Tom Stoppard's play is about honesty and dishonesty in love and relationships; using the metatheatrical concept of a play-within-a play with the adulterous interactions of the "actors" mirroring the "real life" characters on stage. The whole premise sounded intriguing and it worked before for him. I really liked the only two previous Stoppard plays that I have read and seen, namely Arcadia and Rosencrantz and Guildenstern are Dead. So I was expecting that this show would top off a week of excellent theatre. But alas, not.
The fault I believe lies in the play, more than with the actors, who usually do fine work. The protagonist Henry (Vince Gale) is a playwright who has a penchant for marrying actresses who seem to want to have sexual daliances with anyone else but him. And I can't blame them. Henry is dull and boring and paranoid about his wives being adulterous. Can you call him paranoid if his suspicions are correct? Anyway both his first actresss/wife, Charlotte (Jennifer Clement) and his second actress/wife Annie (Jennifer Lines) claim to love him but have affairs. Henry himself was having a relationship with Annie while he was married to Charlotte and Annie was marred to Max (Simon Bradbury . Can we say "double standards" or "people in glass houses"? Or any other cliche.
All in all not a very nice situation and since we learn little about these people other than the facts of their adultery, it is very difficult to care at all about what happens to them. Certainly by the end of the first act I had little idea of where the play was going or what was going to happen to Henry and I really did not care much. Interestingly it was two of the more peripheral characters, Billy (a young actor attracted to Annie) nicely played by Charles Gallant and Debbie (Henry and Charlotte's daughter ) played by Julie MacIsaac that livened up the stage. MacIsaac sparkled in her cameo role as the spunky daughter who was not going to take direction from parents who couldn't even manage their own lives.
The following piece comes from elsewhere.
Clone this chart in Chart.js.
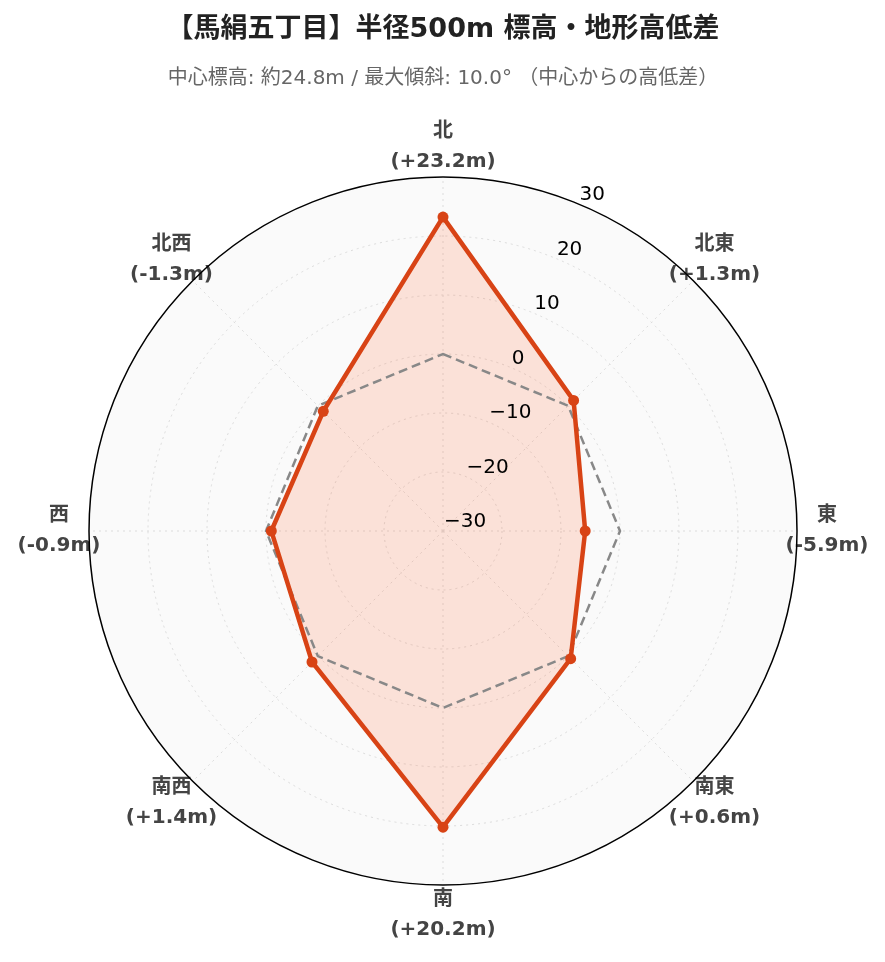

If there had been a trace of the wit and clever dialogue that is found in some of Stoppard's other work I might have enjoyed this more. The music sound track provided some nice interludes. However just when I was wondering how much longer this could continue, they played Unchained Melody - you know the bit
"and time goes by so slowly". I couldn't help it. I got the giggles. Too bad that that was the funniest thing in the play.
So - the question about "the real thing" remains unanswered, at least in respect to love. I think an earlier Arts Club production this season, The Constant Wife, that also looked at honesty and adultery, may not have given any better answers but it was enchanting and entertaining, never boring. And in theatre at any rate, that's the real thing.